Turkey’s Qatar stance is rooted in Erdogan’s Islamist foreign policy

Washington - When Turkish President Recep Tayyip Erdogan used a speech in Ankara to denounce the blockade by Gulf countries against Qatar as “neither humanitarian nor Islamic,” he was not just blasting a position by Saudi Arabia and others that he finds ill-advised. He was expressing a foreign policy principle that has guided Turkey’s approach in the Middle East for years.
Erdogan, 63, is among the most vocal critics of the decision by several countries in the region to isolate Qatar over what they see as Doha’s support for radical groups. Like Qatar, Turkey has been a major supporter of the Muslim Brotherhood, an organisation seen as a terrorist outfit by Saudi Arabia, Egypt and others.
“Turkey and Qatar are the leading patrons of the Muslim Brotherhood and Hamas,” Aykan Erdemir, a former Turkish lawmaker who works for the Foundation for Defense of Democracies (FDD), a Washington think-tank, said via e-mail. “Erdogan, therefore, has a strong ideological commitment to his Qatari partners.”
In a speech June 13, Erdogan decried what he called a “death penalty” against Qatar. Turkey and Qatar, he said, were the two countries with the “most determined stance” against the Islamic State (ISIS). Erdogan added that the government in Doha was ruling a country “that has been able to display an independent approach.” The Turkish president often praises the independent course of his own country in similar words.
The move against Qatar that started June 5 triggered speculation in Turkey that Ankara could be the next target of governments in Riyadh, Cairo and elsewhere. “Apart from Qatar, Gulf nations are not very fond of Turkey,” journalist Fatih Altayli wrote in the Haberturk newspaper.
Turkey’s policies in recent years are one reason for that lack of enthusiasm. Starting in the early 2000s, Ahmet Davutoglu, a political science professor who became Erdogan’s foreign minister and prime minister, propagated a vision of Turkey as a regional power in the Middle East. Davutoglu’s model has been called “neo-Ottoman”, in reference to the Ottoman Empire that ruled the Middle East for centuries.
In 2010, Davutoglu, who was foreign minister at the time, declared that “not even a leaf can stir in the Middle East without us knowing about it.” Leaders in Ankara were confident that Turkey’s economic and political power would make the country the most important player in the region.
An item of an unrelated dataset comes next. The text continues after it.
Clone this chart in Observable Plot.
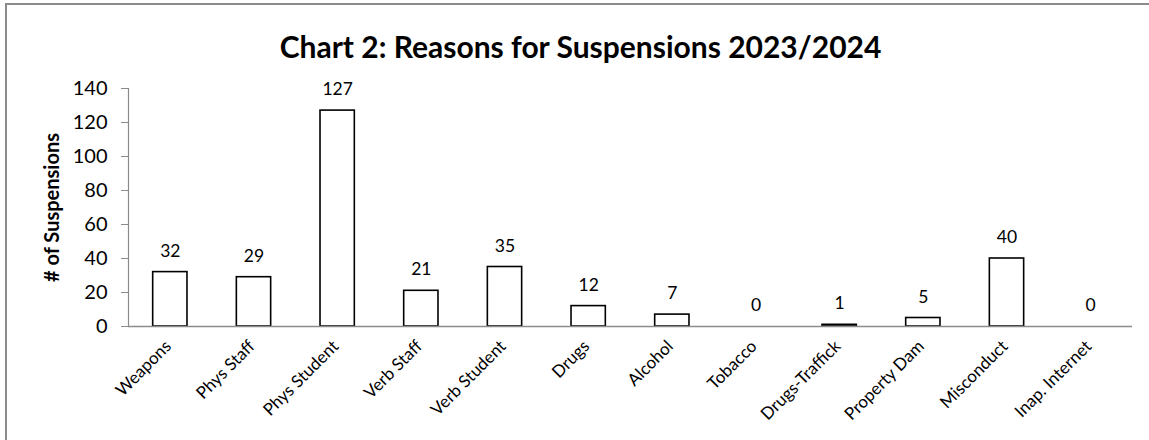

Support for the Muslim Brotherhood and other Sunni Islamist groups was one of the instruments the Turkish government employed.
Davutoglu and Erdogan saw the “Arab spring” uprisings and the role played by Islamist groups after the 2011 upheaval as a sign that a “new Middle East” was being born. “The future does not lie in archaic regimes, it lies in the will of the people,” Davutoglu said in 2012. “We as Turkey will lead the big wave of change in the Middle East.”
With some capitals unnerved by the series of revolts and by Turkey’s support for the Muslim Brotherhood, a group seen as a threat by several governments in the region, Ankara’s ties with other countries began to suffer. Still, Erdogan stayed the course.
Ibrahim Kalin, a top Erdogan adviser who serves as the president’s spokesman, coined the phrase “meritorious isolation” of Turkey, as Ankara insisted that its approach was based on “democratic values” and not just because of its commitment to Islamists.
As a result, Turkey’s relations with Saudi Arabia have been difficult for years. Ties with Egypt never recovered following the removal of President Muhammad Morsi, a Turkish protégé and member of the Muslim Brotherhood, from power by President Abdel Fattah al-Sisi in 2013.
In his speech on June 13, Erdogan called Sisi a “putschist.” Later that day, the government announced that Turkish Foreign Minister Mevlut Cavusoglu would travel to Qatar.
Even before dispatching his top diplomat to Doha, Erdogan sent clear signals of support for Qatar. The parliament in Ankara approved the deployment of up to 3,000 Turkish troops to the Gulf country and Turkish cargo planes delivered food supplies to Qatar. Iran has also sent help to Qatar.
Ankara, which has maintained close ties to Islamist groups supported and at times hosted by Doha, has insisted in recent days it saw no evidence of Qatar’s support of extremist and terrorist groups.
Besides being political allies, Turkey and Qatar are close economic partners, which could be another reason for Erdogan to stand by Doha. Erdemir pointed out that Qatar had “sizeable investments in critical sectors” such as finance, media and defence in Turkey.
Although the Qatar crisis had deepened Turkey’s isolation in the region and internationally, there are no signs that Erdogan could change course anytime soon. “Erdogan is aware that Turkey’s support for Qatar alongside Iran will further undermine Turkey’s tarnished image globally,” Erdemir said. “He has, however, little room to manoeuvre and will have to suffer the consequences.”